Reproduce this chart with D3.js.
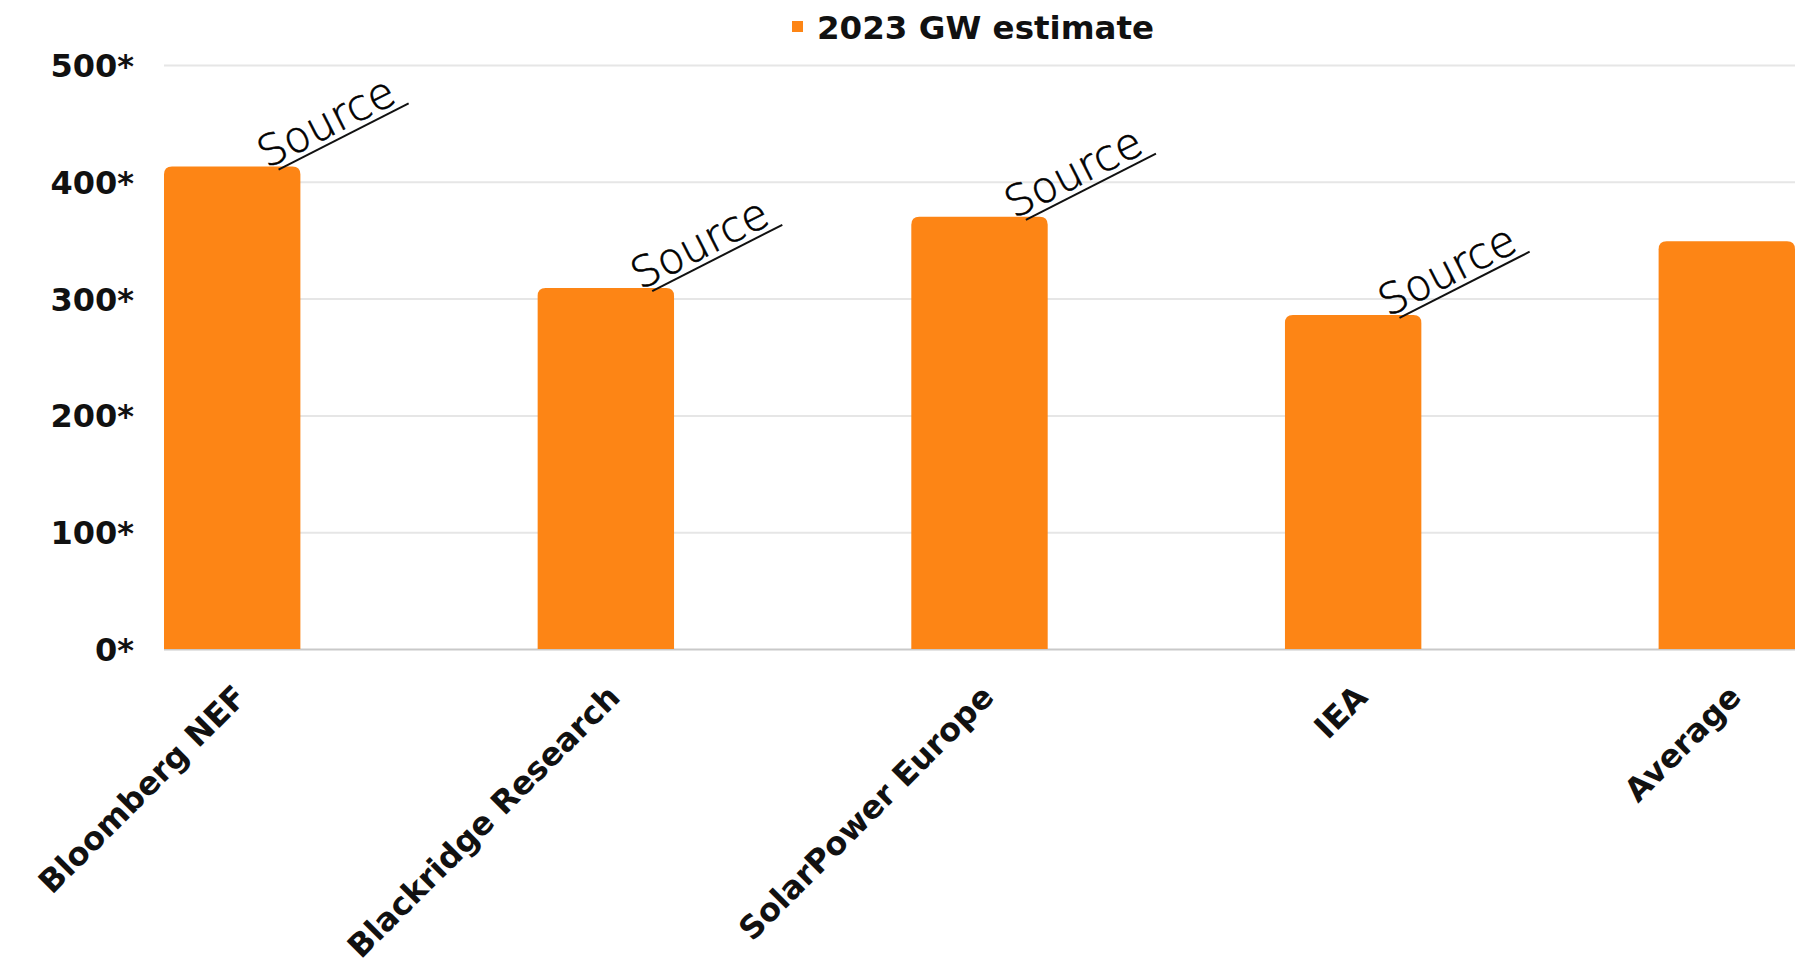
<!DOCTYPE html>
<html>
<head>
<meta charset="utf-8">
<script src="https://cdn.jsdelivr.net/npm/d3@7"></script>
<style>
  body { margin: 0; background: #fff; }
  svg { display: block; }
  .bold { font-family: 'DejaVu Sans', sans-serif; font-weight: bold; fill: #111; }
</style>
</head>
<body>
<svg class="bar-chart"></svg>
<script>
const categories = ['Bloomberg NEF', 'Blackridge Research', 'SolarPower Europe', 'IEA', 'Average'];
const gwEstimate = [413, 309, 370, 286, 349];
const sourceLinks = ['Source', 'Source', 'Source', 'Source', null];
const yTicks = [0, 100, 200, 300, 400, 500];
const seriesName = '2023 GW estimate';

const width = 1799,
      height = 969;

const plotLeft = 164,
      plotRight = 1795,
      plotTop = 65,
      plotBottom = 649;

const orange = '#fd8515';

const chart = d3.select('.bar-chart')
                .attr('width', width)
                .attr('height', height);

const xScale = d3.scaleBand()
                 .domain(categories)
                 .range([plotLeft, plotRight])
                 .paddingInner(0.635)
                 .paddingOuter(0);

const yScale = d3.scaleLinear()
                 .domain([0, 500])
                 .range([plotBottom, plotTop]);

// gridlines + y labels
const yAxis = d3.axisLeft(yScale)
                .tickValues(yTicks)
                .tickSize(-(plotRight - plotLeft))
                .tickPadding(30)
                .tickFormat(d => d + '*');

const yAxisG = chart.append('g')
                    .attr('transform', 'translate(' + plotLeft + ', 0)')
                    .call(yAxis);

yAxisG.select('.domain').remove();
yAxisG.selectAll('line')
      .attr('stroke', d => d === 0 ? '#c9c9c9' : '#e6e6e6')
      .attr('stroke-width', 2);
yAxisG.selectAll('text')
      .attr('class', 'bold')
      .attr('font-size', 32)
      .attr('dy', '0.36em');

// bars with rounded tops
const r = 8;
chart.selectAll('path.bar')
     .data(gwEstimate)
     .enter()
     .append('path')
     .attr('class', 'bar')
     .attr('fill', orange)
     .attr('d', (d, i) => {
       const x0 = xScale(categories[i]);
       const x1 = x0 + xScale.bandwidth();
       const y0 = yScale(d);
       const yb = yScale(0);
       return 'M' + x0 + ',' + yb +
              'V' + (y0 + r) +
              'Q' + x0 + ',' + y0 + ' ' + (x0 + r) + ',' + y0 +
              'H' + (x1 - r) +
              'Q' + x1 + ',' + y0 + ' ' + x1 + ',' + (y0 + r) +
              'V' + yb + 'Z';
     });

// "Source" links above bars
const src = chart.selectAll('g.source')
                 .data(gwEstimate.map((d, i) => [d, i]).filter(d => sourceLinks[d[1]]))
                 .enter()
                 .append('g')
                 .attr('class', 'source')
                 .attr('transform', d => {
                   const x = xScale(categories[d[1]]) + xScale.bandwidth() * 0.84;
                   const y = yScale(d[0]) + 3;
                   return 'translate(' + x + ',' + y + ') rotate(-27)';
                 });

src.append('text')
   .attr('x', -10)
   .attr('y', -6)
   .attr('font-family', 'DejaVu Sans, sans-serif')
   .attr('font-weight', 200)
   .attr('font-size', 43)
   .attr('fill', '#000')
   .attr('stroke', '#000')
   .attr('stroke-width', 0.6)
   .text(d => sourceLinks[d[1]]);

src.append('line')
   .attr('x1', 0)
   .attr('y1', 0)
   .attr('x2', 146)
   .attr('y2', 0)
   .attr('stroke', '#111')
   .attr('stroke-width', 2);

// x labels rotated
chart.selectAll('text.xlabel')
     .data(categories)
     .enter()
     .append('text')
     .attr('class', 'bold xlabel')
     .attr('font-size', 32)
     .attr('text-anchor', 'end')
     .attr('transform', d => 'translate(' + (xScale(d) + xScale.bandwidth() / 2 + 16) + ',' + (plotBottom + 50) + ') rotate(-45)')
     .text(d => d);

// legend
const legend = chart.append('g')
                    .attr('transform', 'translate(792, 27)');

legend.append('rect')
      .attr('x', 0)
      .attr('y', -6)
      .attr('width', 11)
      .attr('height', 11)
      .attr('fill', orange);

legend.append('text')
      .attr('class', 'bold')
      .attr('x', 25)
      .attr('dy', '0.36em')
      .attr('font-size', 32.5)
      .text(seriesName);
</script>
</body>
</html>
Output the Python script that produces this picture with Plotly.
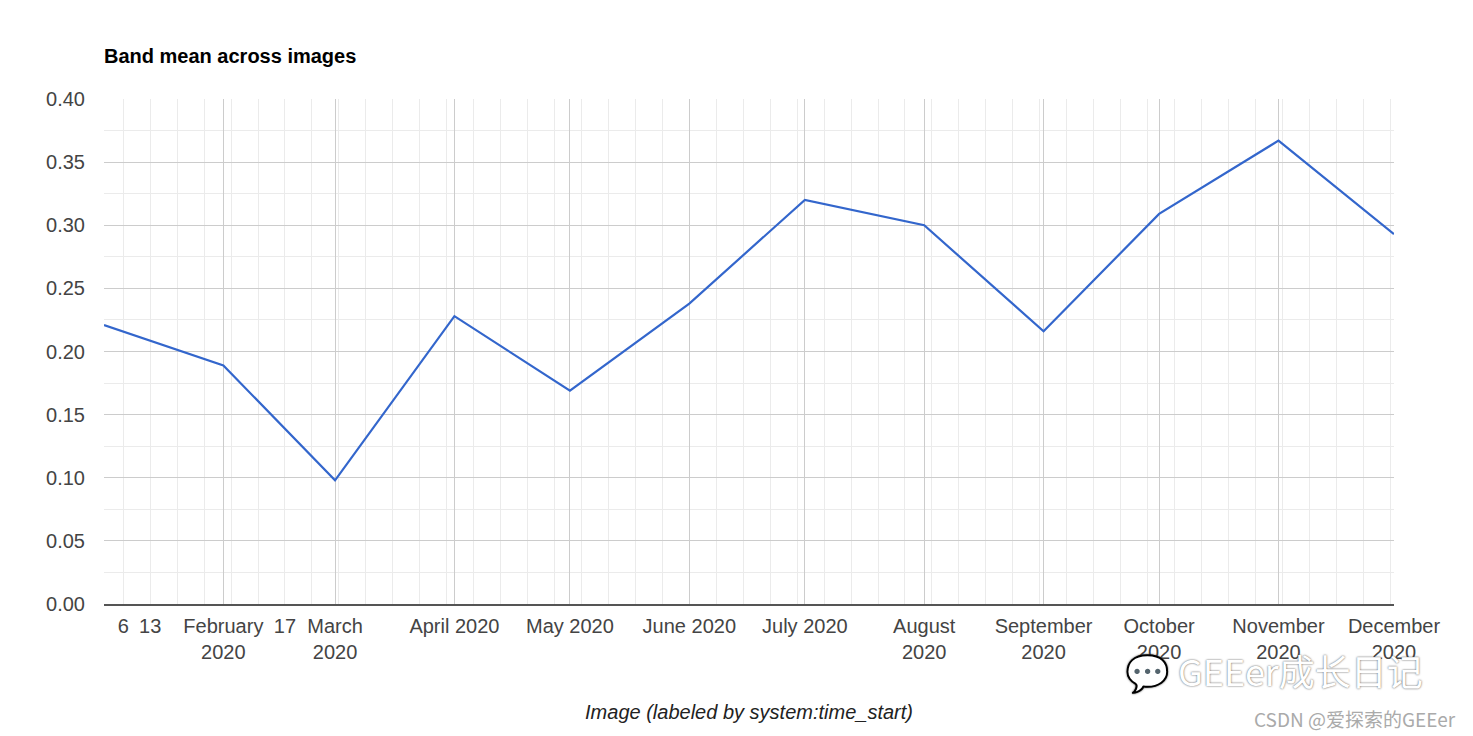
import plotly.graph_objects as go

# ---- data ----
dates = ["2020-01-01", "2020-02-01", "2020-03-01", "2020-04-01", "2020-05-01", "2020-06-01",
         "2020-07-01", "2020-08-01", "2020-09-01", "2020-10-01", "2020-11-01", "2020-12-01"]
band_mean = [0.221, 0.189, 0.098, 0.228, 0.169, 0.238, 0.320, 0.300, 0.216, 0.309, 0.367, 0.293]

tick_dates = ["2020-01-06", "2020-01-13", "2020-02-01", "2020-02-17", "2020-03-01", "2020-04-01",
              "2020-05-01", "2020-06-01", "2020-07-01", "2020-08-01", "2020-09-01", "2020-10-01",
              "2020-11-01", "2020-12-01"]
tick_labels = ["6", "13", "February<br>2020", "17", "March<br>2020", "April 2020", "May 2020",
               "June 2020", "July 2020", "August<br>2020", "September<br>2020", "October<br>2020",
               "November<br>2020", "December<br>2020"]
y_ticks = [0.0, 0.05, 0.10, 0.15, 0.20, 0.25, 0.30, 0.35, 0.40]

FONT = "Liberation Sans, Arial, sans-serif"
x_range = [dates[0], dates[-1]]

W, H = 1465, 728
L, R, T, B = 96, 79, 91, 132
PW, PH = W - L - R, H - T - B

fig = go.Figure()
fig.add_trace(go.Scatter(x=dates, y=band_mean, mode="lines",
                         line=dict(color="#3366cc", width=2.2), xaxis="x", yaxis="y",
                         cliponaxis=False, showlegend=False))
# invisible trace so the label axis renders
fig.add_trace(go.Scatter(x=dates, y=band_mean, mode="lines", line=dict(width=0),
                         opacity=0, xaxis="x2", yaxis="y", showlegend=False, hoverinfo="skip"))

fig.update_layout(
    width=W, height=H,
    paper_bgcolor="white", plot_bgcolor="white",
    margin=dict(l=L, r=R, t=T, b=B),
    font=dict(family=FONT, size=20, color="#444"),
    title=dict(text="<b>Band mean across images</b>", x=L / W, xanchor="left",
               y=1 - 48 / H, yanchor="middle",
               font=dict(family=FONT, size=20, color="#000")),
    xaxis=dict(
        type="date", range=x_range,
        tickmode="array", tickvals=dates[1:], showticklabels=False,
        showgrid=True, gridcolor="#cccccc", gridwidth=1,
        minor=dict(tickmode="linear", tick0="2020-01-06", dtick=7 * 86400000,
                   showgrid=True, gridcolor="#ebebeb", gridwidth=1),
        showline=True, linecolor="#555", linewidth=2,
        zeroline=False, ticks="",
    ),
    xaxis2=dict(
        type="date", range=x_range, overlaying="x", anchor="y", side="bottom",
        tickmode="array", tickvals=tick_dates, ticktext=tick_labels,
        showgrid=False, zeroline=False, ticks="", ticklabelstandoff=8,
        tickfont=dict(family=FONT, size=20, color="#444"),
        title=dict(text="<i>Image (labeled by system:time_start)</i>", standoff=42,
                   font=dict(family=FONT, size=20, color="#222")),
    ),
    yaxis=dict(
        range=[0, 0.4], tickmode="array", tickvals=y_ticks, tickformat=".2f",
        showgrid=True, gridcolor="#cccccc", gridwidth=1,
        minor=dict(tickmode="linear", tick0=0, dtick=0.025, showgrid=True,
                   gridcolor="#ebebeb", gridwidth=1),
        zeroline=False, ticks="", ticklabelstandoff=18,
        tickfont=dict(family=FONT, size=20, color="#444"),
    ),
)

# watermark texts
fig.add_annotation(text="\U0001F4AC GEEer成长日记", xref="paper", yref="paper",
                   x=(1425 - 104) / PW, xanchor="right",
                   y=-(670 - 604) / PH, yanchor="middle", showarrow=False,
                   font=dict(family="Noto Sans CJK SC, sans-serif", size=36, color="white",
                             shadow="0px 0px 2px #444"))
fig.add_annotation(text="CSDN @爱探索的GEEer", xref="paper", yref="paper",
                   x=(1458 - 104) / PW, xanchor="right",
                   y=-(718 - 604) / PH, yanchor="middle", showarrow=False,
                   font=dict(family="Noto Sans CJK SC, sans-serif", size=19, color="#aaaaaa"))

fig.write_html("out.html")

---

• [WHAT TO WORK ON] Find "this". Copy every line it occurs in.

• [WRITTEN RESPONSE]
Reproduce this chart with D3.js.
Output the Python script that produces this picture with Plotly.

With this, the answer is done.